To Marta Kaczyńska wpłaciła kaucję za Marcina Dubienieckiego!
Marcin Dubieniecki (35 l.) decyzją Sądu Okręgowego w Krakowie pozostanie w areszcie do 21 listopada i nie będzie mógł wyjść na wolność za poręczeniem. Marta Kaczyńska zrobiła wszystko, by wydostać męża z "kicia".
Adwokat zatrzymany został 23 sierpnia pod zarzutem kierowania zorganizowaną grupą przestępczą, wyłudzenia 13 mln zł z Państwowego Funduszu Rehabilitacji Osób Niepełnosprawnych i prania brudnych pieniędzy.

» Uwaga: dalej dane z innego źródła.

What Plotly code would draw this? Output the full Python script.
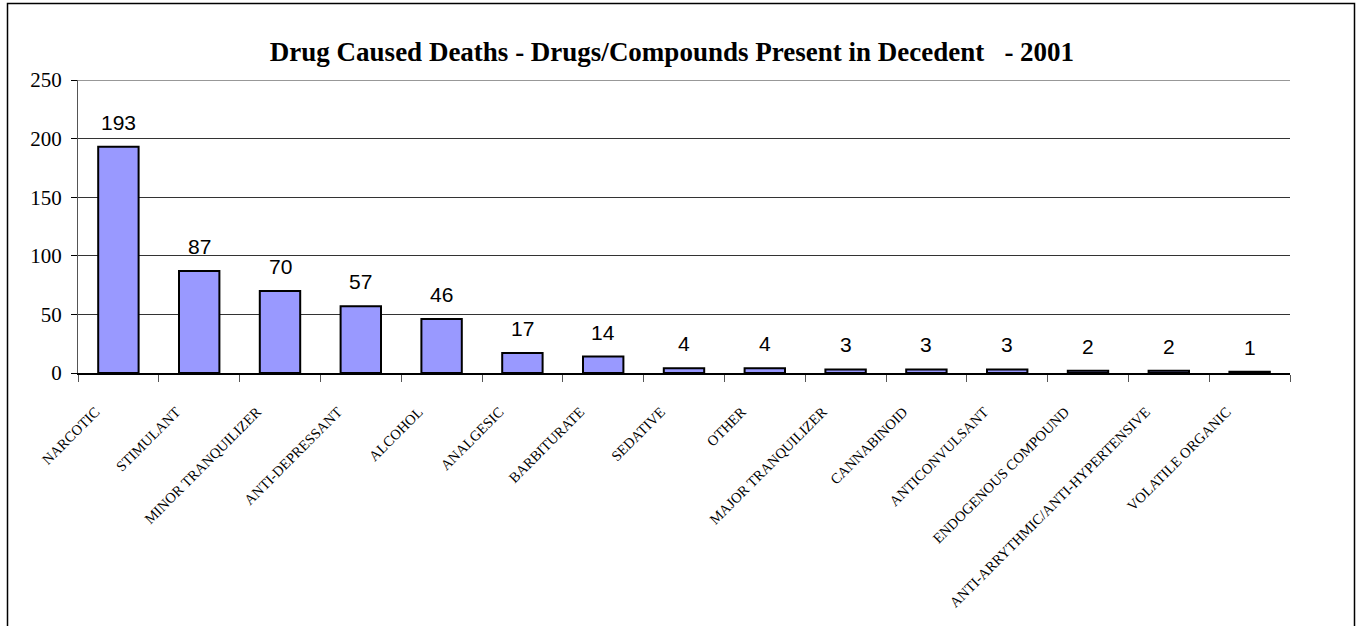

Początkowo miał wyjść na wolność za kaucją w wysokości 600 tys. zł., prokuratura złożył jednak zażalenie, które uwzględnił sąd rejonowy, w konsekwencji czego Dubieniecki zostanie za kratkami.
Decyzją taką zdruzgotana jest Marta Kaczyńska. Choć jest w trakcie rozwodu z Marcinem, wyłożyła 300 tys. zł na kaucję, o czym poinformował w "Superwizjerze" Marek Dubieniecki, ojciec i obrońca Marcina, który, notabene, przekazał na ten cel drugie 300 tys. zł.
Marta Kaczyńska nie chce komentować słów teścia, tym bardziej że fakt, iż wspomogła męża finansowo, miał pozostać tajemnicą. Marek Dubieniecki nie ukrywa jednak, że bratanica Jarosława Kaczyńskiego "wspiera jego syna i się z nim solidaryzuje w tych trudnych chwilach".
Para od dwóch lat jest w separacji. Na początku ubiegłego roku Dubieniecki złożył pozew rozwodowy; sprawa utkwiła w martwym punkcie.
Adwokatowi grozi do 10 lat więzienia. Oprócz niego w grupie aresztowanych znalazła się Katarzyna M., obecna partnerka.
Kobieta była także wspólniczką w interesach - prezesem należącej do Dubienieckiego firmy Abud Consulting, zajmującej się handlem nieruchomościami, energią elektryczną i paliwami.
Od roku oboje prowadzili też razem drugą firmę, działającą na rynku nieruchomości.